Hari Om Silence Rooms

Hari Om Silence Rooms, by Shree Hemantkumar Nilkanth

The first and foremost of  the services of Mota Maharaj is, in the translators view, his unique innovation of silence rooms. There have already been ecclesiastical retreats, specially in Catholicism, but the difference between the two is great, so great that Pujya Sri Mota’s silence rooms deserve the name of an original contribution to the spiritual world.

Nadiad-ashram-Silence Room
One of the Silence Rooms in the Hari Om Ashram in Nadiad, Gujarat, India, where spiritual aspirants go to spent time in solitude chanting Hari Om.

A person who wants, to devote his or her whole time in sadhana for a fixed number of days, gets, when his turn in a queue comes, an entry into a specifically-constructed dark room. It has the barest minimum of ventilation. There are a bath room and a latrine within it. Electric lights are provided but only for reading or writing spiritual literature and for physical needs.  Introspection is a must for any self-perception and self-reform. The darkness of the room helps the person in turning the mind’s searchlight inwards, since in a closely shut dark room the senses largely lose their characteristic power of making a person an extrovert. Letters to and from people outside are banned except for an urgent unavoidable necessity. Food, also, is provided by a special contrivance. In the front wall there is a big hole with a sill and two doors opening inside and outside. An attendant opens the door on his side of the wall, puts the food on the sill and closes the door. The aspirant then opens the door on his side and takes the food inside. This makes it impossible for him to see a human face during his whole stay in the dark room. An aspirant thus enjoys all the advantages of that kind of solitude for which earnest seekers of truth used to resort in ancient times to woods or caves in a mountain. Added to this is the supply of all the amenities which have become indispensable in modern times.

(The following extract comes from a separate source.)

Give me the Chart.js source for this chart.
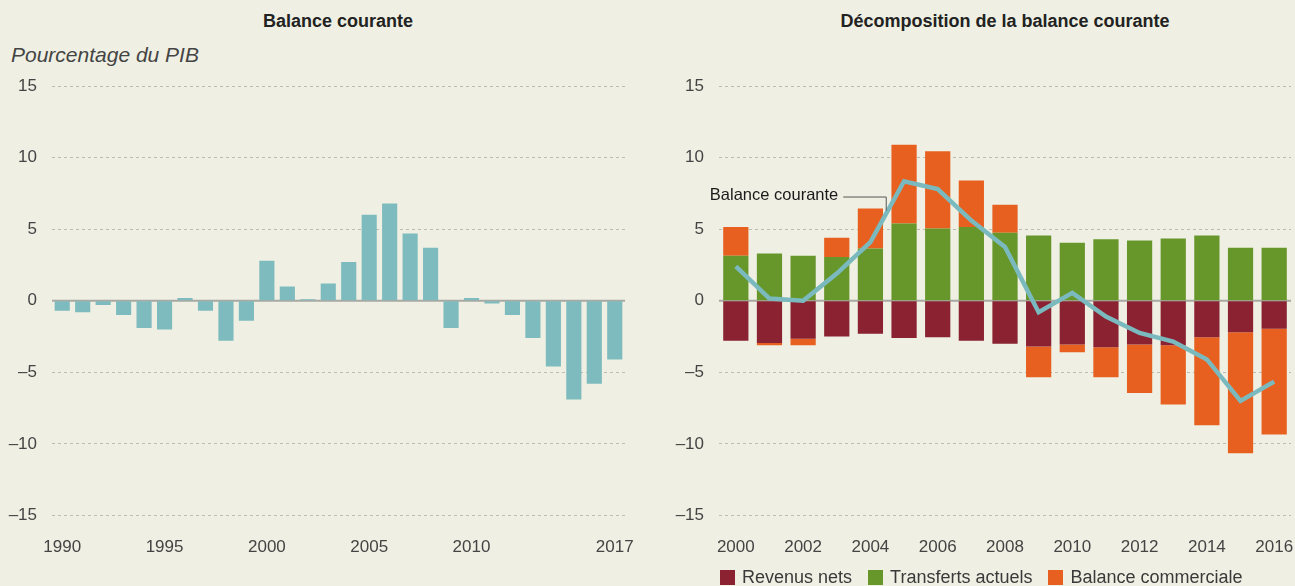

Silence rooms thus provide an easy means to go into the Self for some days and then come out on life’s stage with fresh vigour and a new outlook gained from concentration on God. There is no ban on any kind of worship. Persons belonging to all the creeds and both the sexes have, in thousands, taken advantage of this facility. An extremely negligible number among them have come out before the expiry of the period they had fixed and thus failed to pass through this ordeal. For, an ordeal it is – specially for the numerous novices who have spent their lives outside among loved ones and others and have been always engaged in doing some concrete work. When Sri. Ambubhai Purani, a distinguished follower of Pujya Sri Aurobindo, learnt that a person already inside a silence room was going to spend 51 days there, he was amazed and remarked, ‘Unless the spiritual guide of the person so closely confined for so long a time is a great adept, the inmate would go mad in such stark solitude. The fact that one of the most stringent punishments in jail was ( or is? ) to confine the offender in a solitary cell supports this view. But the highest number of days spent in a silence room is 388 days. The credit of this feat goes to two persons – a young Canadian of 24 years named Robin Armstrong and a Punjabi young man popularly known as Maunibaba.

Yes, the secret of this phenomenal success of thousands of persons taking strict silence in these silence rooms of Pujya Sri Mota, and of some in staying inside for many days or repeatedly, lies in the fact that the rooms are surcharged with a powerful spiritual atmosphere which Pujya Sri Mota Maharaj has subtly infused into’ them and which have become the mainstay of new entrants or long-time users.